レクサス車の象徴、スピンドルグリル
逆台形の上部と、台形の下部を組み合わせ、ちょっと砂時計っぽいデザインとも言えるスピンドル・グリル。 2012年に4代目GS(日本では2代目)で初採用されて以来採用車種を拡大し、現在は全てのレクサス車に採用されているレクサスのアイデンティティ(個性)です。 もちろんそのデザインには好き嫌いがあるかと思いますが、ある意味「誰もが嫌わないデザインは、誰もが気にせず記憶にも残らない」というケースもあります。 その意味において、スピンドルグリルは間違いなく良くも悪くも人々の記憶に残るデザインだと言えるでしょう。 このスピンドルグリルを採用する前のレクサス車、採用が始まった頃のレクサス車、そして現在のレクサス車を比較してみると、その意味がわかるかもしれません。
スピンドルグリル採用以前のレクサス車
2011年以前の市販車には存在しなかったスピンドルグリルですが、その頃のレクサス車といえばどのようなイメージを皆さんは持っていましたか?
IS(2代目)はこんな感じで、スマートというより何かメリハリが足りないような気もします。
GS(3代目)も「そういえば先代まではアリストだったな」とは思いますが、だからこそレクサス車に変わったと感じるのに少し時間がかかった人もいるのではないでしょうか。

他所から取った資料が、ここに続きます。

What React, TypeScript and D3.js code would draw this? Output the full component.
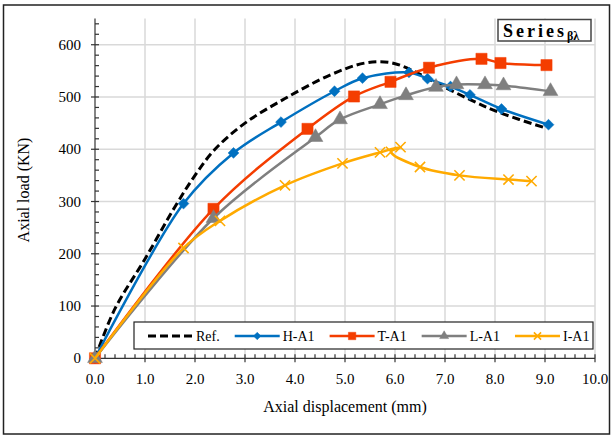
import React, { useEffect, useRef } from "react";
import * as d3 from "d3";

// values (displacement in mm, load in kN)
const refDisp = [0, 0.4, 1.0, 1.6, 2.0, 2.4, 3.0, 3.8, 4.7, 5.4, 5.9, 6.3, 6.7, 7.5, 8.1, 9.0];
const refLoad = [0, 95, 190, 290, 350, 400, 450, 497, 542, 565, 566, 553, 533, 495, 470, 441];

const hDisp = [0, 1.77, 2.77, 3.72, 4.79, 5.35, 6.28, 6.65, 7.11, 7.5, 8.13, 9.07];
const hLoad = [0, 296, 393, 452, 511, 536, 547, 535, 520, 504, 477, 447];

const tDisp = [0, 2.37, 4.25, 5.18, 5.91, 6.68, 7.73, 8.11, 9.03];
const tLoad = [0, 286, 439, 501, 529, 556, 573, 565, 561];

const lDisp = [0, 2.37, 4.41, 4.9, 5.7, 6.22, 6.82, 7.23, 7.8, 8.17, 9.11];
const lLoad = [0, 268, 423, 457, 486, 503, 519, 524, 524, 522, 511];

const iDisp = [0, 1.77, 2.5, 3.8, 4.95, 5.7, 6.11, 5.92, 6.5, 7.29, 8.27, 8.73];
const iLoad = [0, 211, 263, 331, 373, 394, 404, 395, 366, 350, 342, 339];

const xTicks = [0, 1, 2, 3, 4, 5, 6, 7, 8, 9, 10];
const yTicks = [0, 100, 200, 300, 400, 500, 600];

type Pt = { x: number; y: number };
const zip = (xs: number[], ys: number[]): Pt[] => xs.map((x, i) => ({ x, y: ys[i] }));

const series = [
  { name: "Ref.", pts: zip(refDisp, refLoad), color: "#000000", dash: "8,4", marker: null as any, msize: 0, lsize: 0, width: 3 },
  { name: "H-A1", pts: zip(hDisp, hLoad), color: "#0070C0", dash: null, marker: d3.symbolDiamond2, msize: 75, lsize: 35, width: 2.5 },
  { name: "T-A1", pts: zip(tDisp, tLoad), color: "#F43D00", dash: null, marker: d3.symbolSquare, msize: 125, lsize: 55, width: 2.5 },
  { name: "L-A1", pts: zip(lDisp, lLoad), color: "#7F7F7F", dash: null, marker: d3.symbolTriangle, msize: 95, lsize: 35, width: 2.5 },
  { name: "I-A1", pts: zip(iDisp, iLoad), color: "#FFAA00", dash: null, marker: d3.symbolX, msize: 70, lsize: 35, width: 2.5 },
];

const W = 614;
const H = 437;
const font = "'Liberation Serif', 'Times New Roman', serif";

const App = () => {
  const svgRef = useRef<SVGSVGElement>(null);

  useEffect(() => {
    const svg = d3.select(svgRef.current);
    svg.selectAll("*").remove();

    const x = d3.scaleLinear().domain([0, 10]).range([95, 595]);
    const y = d3.scaleLinear().domain([0, 650]).range([358.3, 18.6]);

    svg.append("rect").attr("width", W).attr("height", H).attr("fill", "white");
    svg
      .append("rect")
      .attr("x", 3.5)
      .attr("y", 5)
      .attr("width", 606)
      .attr("height", 429)
      .attr("fill", "none")
      .attr("stroke", "#222")
      .attr("stroke-width", 1.5);

    // gridlines
    const grid = svg.append("g").attr("stroke", "#D9D9D9").attr("stroke-width", 1.5);
    grid
      .selectAll(".vg")
      .data(xTicks.slice(1))
      .join("line")
      .attr("x1", (d) => x(d))
      .attr("x2", (d) => x(d))
      .attr("y1", y(0))
      .attr("y2", y(650));
    grid
      .selectAll(".hg")
      .data(yTicks.slice(1))
      .join("line")
      .attr("x1", x(0))
      .attr("x2", x(10))
      .attr("y1", (d) => y(d))
      .attr("y2", (d) => y(d));

    // axes
    const axisG = svg.append("g").attr("stroke", "#333").attr("stroke-width", 1.2);
    axisG.append("line").attr("x1", x(0)).attr("x2", x(0)).attr("y1", y(0)).attr("y2", y(650));
    axisG.append("line").attr("x1", x(0)).attr("x2", x(10)).attr("y1", y(0)).attr("y2", y(0));
    axisG
      .selectAll(".ymin")
      .data(d3.range(0, 651, 20))
      .join("line")
      .attr("x1", (d) => (d % 100 === 0 ? x(0) - 4 : x(0)))
      .attr("x2", x(0) + 4)
      .attr("y1", (d) => y(d))
      .attr("y2", (d) => y(d));
    axisG
      .selectAll(".xmin")
      .data(d3.range(0, 50.5, 1).map((d) => d / 5))
      .join("line")
      .attr("x1", (d) => x(d))
      .attr("x2", (d) => x(d))
      .attr("y1", y(0) - 4)
      .attr("y2", (d) => (Math.abs(d - Math.round(d)) < 1e-6 ? y(0) + 4 : y(0)));

    svg
      .append("g")
      .selectAll("text")
      .data(yTicks)
      .join("text")
      .attr("x", 81)
      .attr("y", (d) => y(d) + 5)
      .attr("text-anchor", "end")
      .style("font-family", font)
      .style("font-size", "15px")
      .text((d) => d);
    svg
      .append("g")
      .selectAll("text")
      .data(xTicks)
      .join("text")
      .attr("x", (d) => x(d))
      .attr("y", 384)
      .attr("text-anchor", "middle")
      .style("font-family", font)
      .style("font-size", "15px")
      .text((d) => d3.format(".1f")(d));

    svg
      .append("text")
      .attr("x", x(5))
      .attr("y", 412)
      .attr("text-anchor", "middle")
      .style("font-family", font)
      .style("font-size", "16px")
      .text("Axial displacement (mm)");
    svg
      .append("text")
      .attr("transform", `translate(29,190) rotate(-90)`)
      .attr("text-anchor", "middle")
      .style("font-family", font)
      .style("font-size", "16px")
      .text("Axial load (KN)");

    // curves
    const line = d3
      .line<Pt>()
      .curve(d3.curveCatmullRom.alpha(0.5))
      .x((d) => x(d.x))
      .y((d) => y(d.y));

    const drawMarker = (g: any, sym: any, size: number, color: string) => {
      const path = d3.symbol().type(sym).size(size)() as string;
      const isStroke = sym === d3.symbolX;
      g.attr("d", path)
        .attr("fill", isStroke ? "none" : color)
        .attr("stroke", color)
        .attr("stroke-width", isStroke ? 1.6 : 0.5);
    };

    series.forEach((s) => {
      const g = svg.append("g");
      g.append("path")
        .attr("d", line(s.pts))
        .attr("fill", "none")
        .attr("stroke", s.color)
        .attr("stroke-width", s.width)
        .attr("stroke-dasharray", s.dash);
      if (s.marker) {
        g.selectAll(".m")
          .data(s.pts)
          .join("path")
          .attr("transform", (d) => `translate(${x(d.x)},${y(d.y)})`)
          .call((sel: any) => drawMarker(sel, s.marker, s.msize, s.color));
      }
    });

    // legend
    const lg = svg.append("g");
    lg.append("rect")
      .attr("x", 134)
      .attr("y", 322)
      .attr("width", 459)
      .attr("height", 27)
      .attr("fill", "white")
      .attr("stroke", "#222")
      .attr("stroke-width", 1.2);
    let cursor = 148;
    const ly = 336;
    series.forEach((s) => {
      const x0 = cursor;
      lg.append("line")
        .attr("x1", x0)
        .attr("x2", x0 + 45)
        .attr("y1", ly)
        .attr("y2", ly)
        .attr("stroke", s.color)
        .attr("stroke-width", s.width)
        .attr("stroke-dasharray", s.dash);
      if (s.marker) {
        lg.append("path")
          .attr("transform", `translate(${x0 + 22.5},${ly})`)
          .call((sel: any) => drawMarker(sel, s.marker, s.lsize, s.color));
      }
      const t = lg
        .append("text")
        .attr("x", x0 + 48)
        .attr("y", ly + 5)
        .style("font-family", font)
        .style("font-size", "14px")
        .text(s.name);
      const tw = (t.node() as SVGTextElement).getComputedTextLength();
      cursor = x0 + 48 + tw + 15;
    });

    // series tag
    svg
      .append("rect")
      .attr("x", 498)
      .attr("y", 19.5)
      .attr("width", 93)
      .attr("height", 21.5)
      .attr("fill", "white")
      .attr("stroke", "#444")
      .attr("stroke-width", 1.5);
    const tag = svg
      .append("text")
      .attr("x", 503)
      .attr("y", 37)
      .style("font-family", font)
      .style("font-weight", "bold");
    tag.append("tspan").style("font-size", "18px").style("letter-spacing", "3px").text("Series");
    tag.append("tspan").attr("dy", 3).style("font-size", "12px").text("βλ");
  }, []);

  return (
    <svg
      ref={svgRef}
      width={W}
      height={H}
      style={{ position: "absolute", left: 0, top: 0 }}
    />
  );
};

export default App;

LS(4代目)に至っては、トヨタ時代のセルシオそのもののイメージでどちらにせよ間違いなく国産車最高級サルーンではありますが、「レクサス」と結びつけるにはちょっと弱い感じです。 確かに「これがレクサスだ!どうだ!」と迫ってくるようには思えないので、押し付けがましさは無い反面、ちょっと目を話すとどんな車だったか忘れてしまいそうになります。 人によってその良し悪しも変わりますが、この時期の「レクサス」がブランドを浸透させられず、悩んでいたことは事実です。
既存車に後付けを始めたスピンドルグリル
やがて4代目GSからスピンドルグリルが採用されますが、既存車種で当面モデルチェンジの予定が無い車種へもスピンドルグリルの採用が始まりました。 ただし、最初からスピンドルグリルを採用し登場した車種と比べると、どうしてもデザインの変更が最小限となり、せっかくのスピンドルグリルが活かしきれなかったケースもあります。 その典型的例が3代目RXで、ちょっと比較してみましょう。
3代目前期はIS同様、どこかメリハリが欠ける感じがします。
後期でスピンドルグリルを採用したことでデザイン上の大きなアクセントにはなったものの、最小限の変更でスピンドルグリル「らしきもの」を取り入れたという感があります。 これもあるいは「この程度の方が好ましい」と思う人はいるでしょうがインパクト不足は否めません。
そして4代目で改めて、最初からスピンドルグリルを考慮したデザインになるとこうなります。 ヘッドランプユニットも含め、全体的にスピンドルグリルとの調和を考えてデザインされた結果大型化し、テールランプユニットも含めデザインに統一感が出ました。
最初からスピンドルグリルを与えられたブランニュー・レクサス
最後に、デビュー当初からスピンドルグリルを与えられた例です。
GSをベースとした2ドアクーペとして2014年にデビューしたRCです。 堂々たる大型スピンドルグリルでデザインは最初からよくまとまっており、車名がわからなくともひと目でレクサスのクーペだとわかります。
2017年にデビューしたばかりのLCも同様で、レクサス車以外の何かに見間違えるはずもなく、逆にこれをエアロなどでスピンドルグリルで無くしてしまうと、どのメーカーの車か(特に前から見ると)わからなくなってしまうかもしれません。
レクサスのブランド浸透はうまくいったようです。
一時期、「レクサスはスピンドルグリルでのデザイン統一を断念するらしい」と言われたこともありましたが結果的にはこれが好きだと思うにせよ、嫌いだと思うにせよ、「街でレクサス車をよく見かけるようになった」と感じさせるようになりました。 あなたは、レクサスのスピンドルグリルが好きですか?嫌いですか? もし嫌いだとしても、ひと目見てそれがレクサス車だとわかってしまう。 それだけは事実では無いでしょうか? だとしたら、レクサスの狙いは見事に成功したと言えるでしょう。